Tag Archives: the man who fell to earth

Just for One Day.

For me, it went like this.

At 10:30, I turned off my bedroom light and got into bed.  For reasons beyond my immediate comprehension, I saw pink, winged ponies when I shut my eyes.  The sight of them was strange, yet strangely comforting.  I soon fell asleep.

At 11:25 (or what must have been right around 11:25), I woke up to go to the bathroom.  When I got back to my room, I saw that my phone was, as the kids say, blowing up.  Three different people had sent me text messages.  14 text messages.

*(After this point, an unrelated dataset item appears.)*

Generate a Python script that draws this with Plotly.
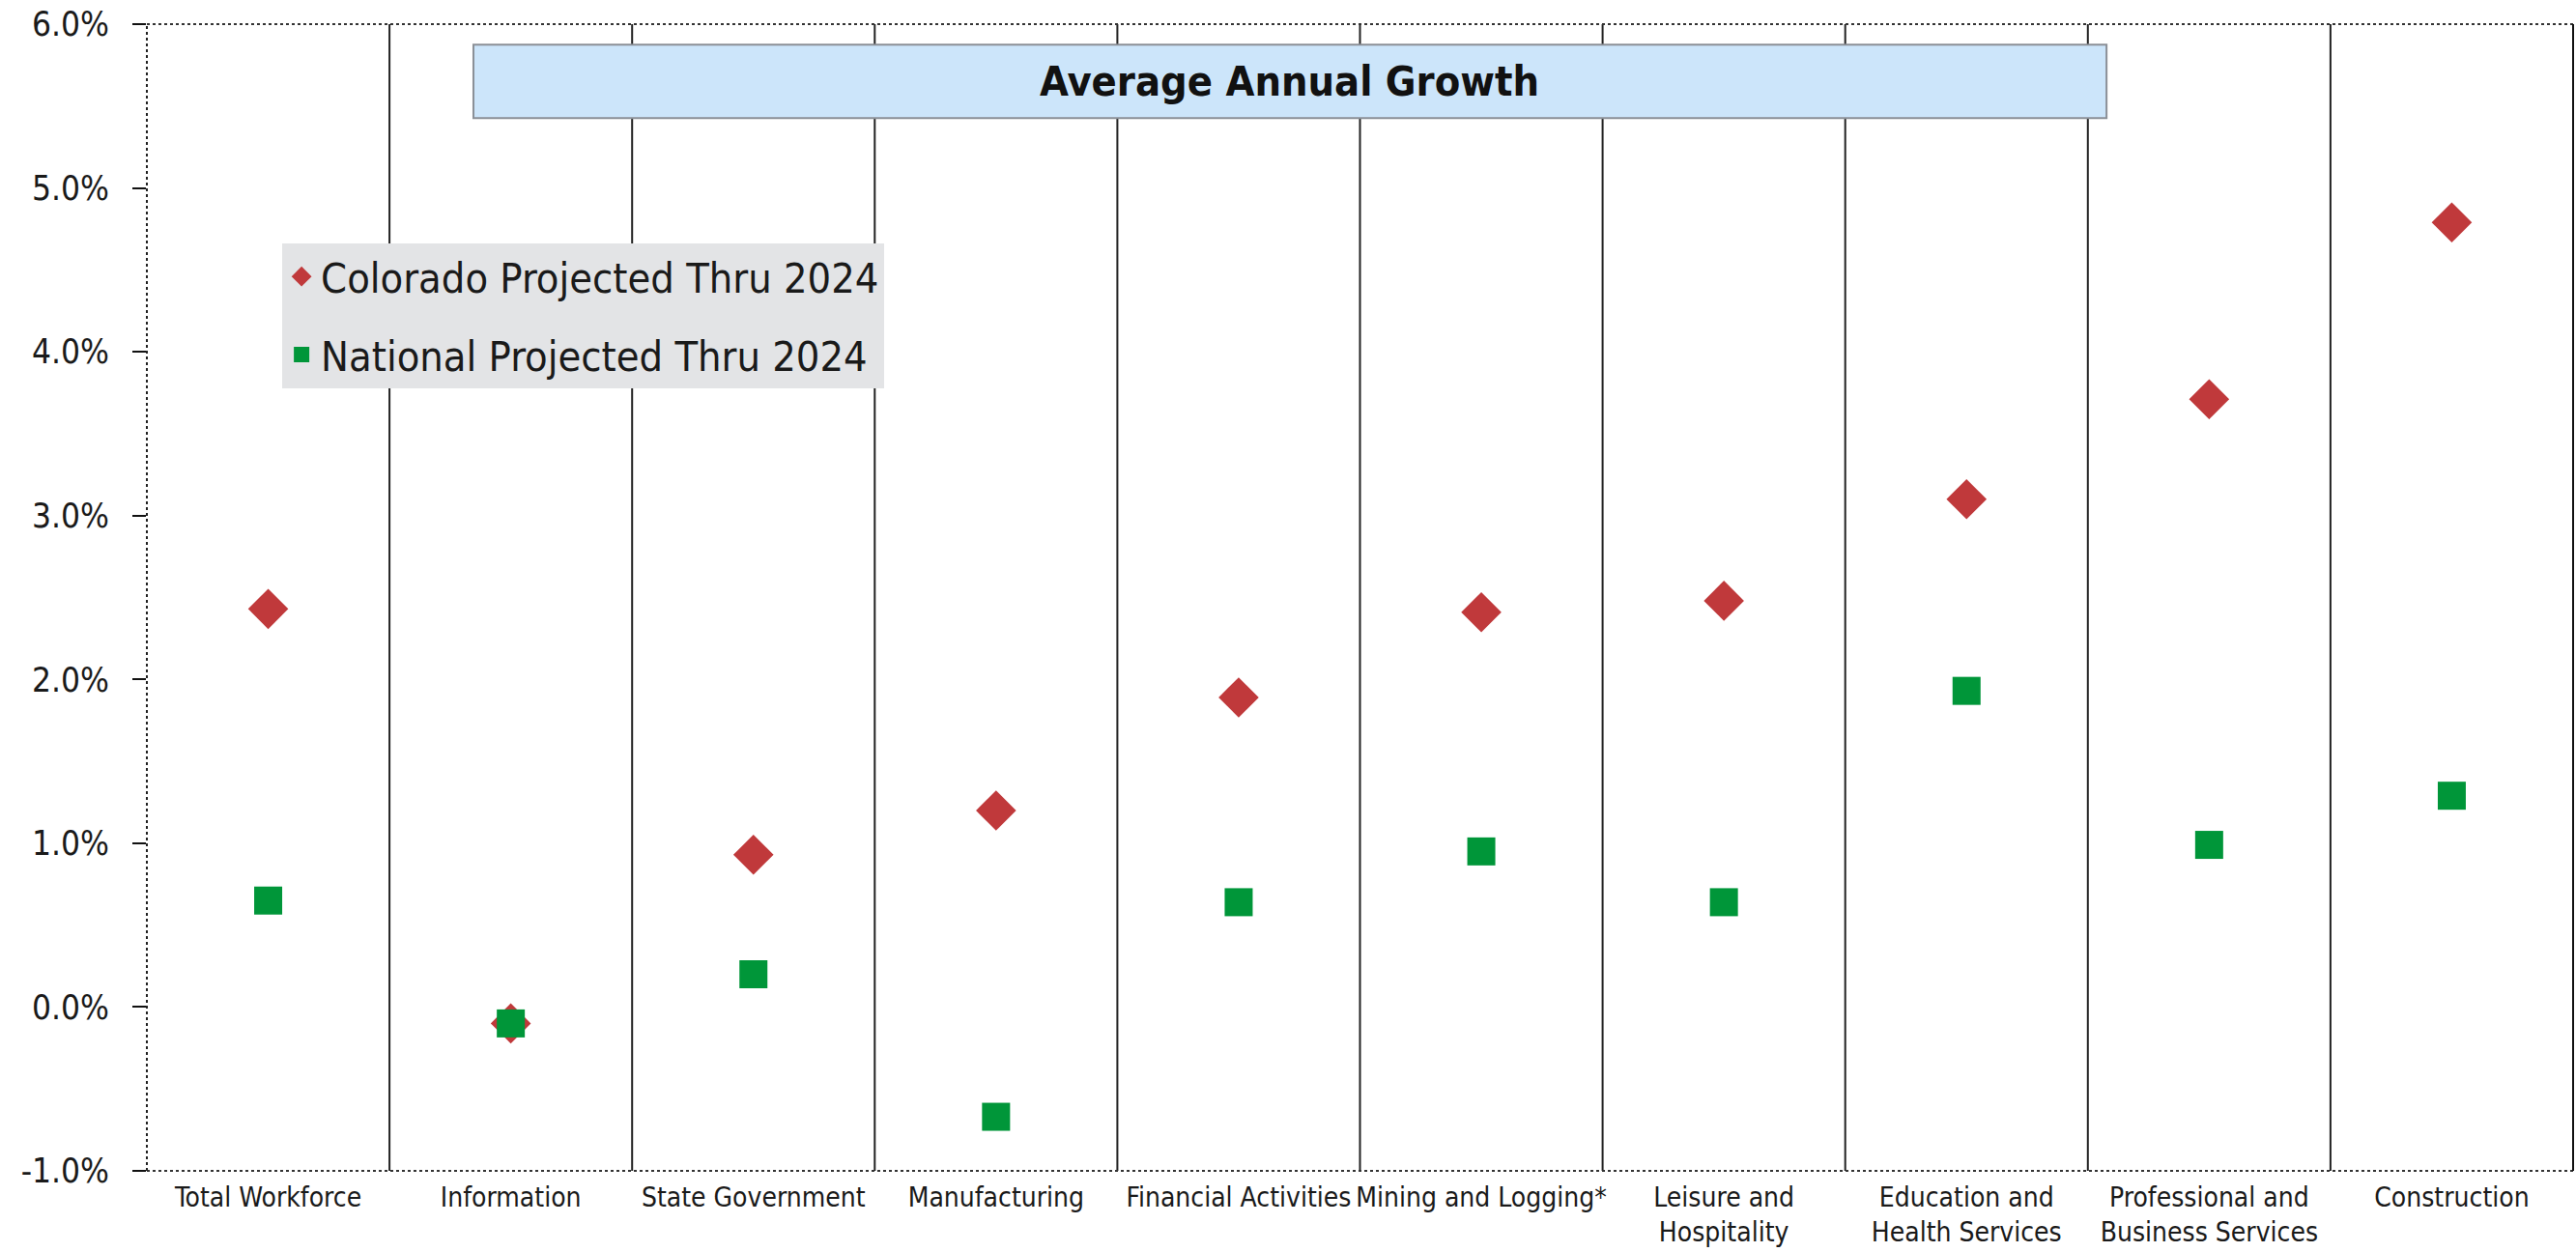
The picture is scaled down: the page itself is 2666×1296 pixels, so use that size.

I opened one.  It said, “Bowie. Gone.”

At that moment, I was only about 3/4 of the way conscious.  What was my friend trying to say?  Was he up late listening to old Bowie records and feeling reflective?  Was he so blown away by Low he felt his mind was “Gone”?  Did he really hate Blackstar?

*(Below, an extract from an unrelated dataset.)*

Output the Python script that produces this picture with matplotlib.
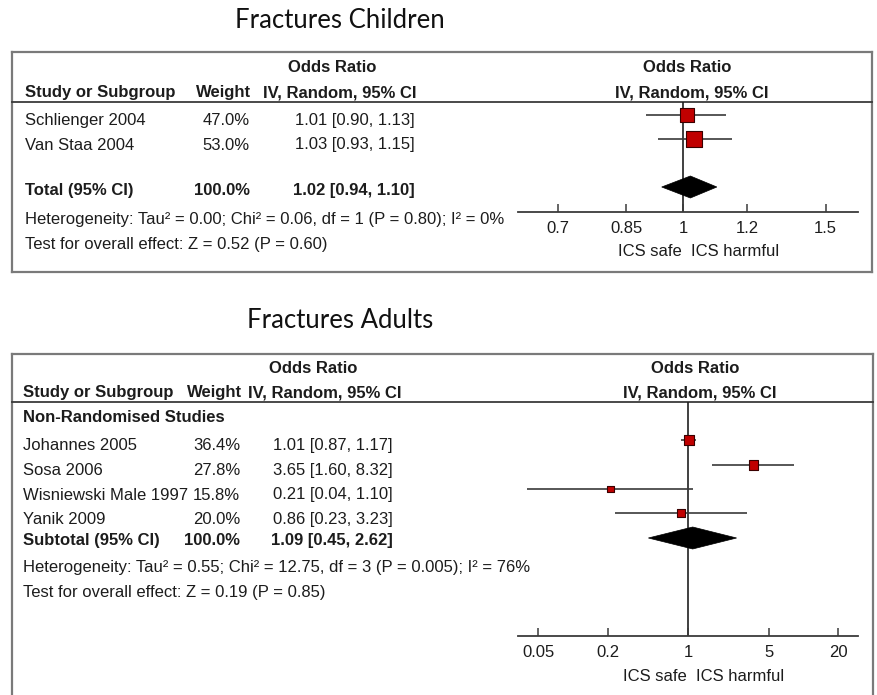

I remembered I had 13 other texts to read.  Then I woke up.

I have 14 texts because people are trying to tell me that David Bowie is dead. 

I opened up another message.  It was a group text.  Two of my closest friends and I have been babbling to each other via text about anything and everything nearly every day for several years.  All three of us love using caps lock.

“ARE YOU HEARING THE REPORTS THAT DAVID BOWIE DIED.  I’M REALLY FUCKED UP RIGHT NOW.”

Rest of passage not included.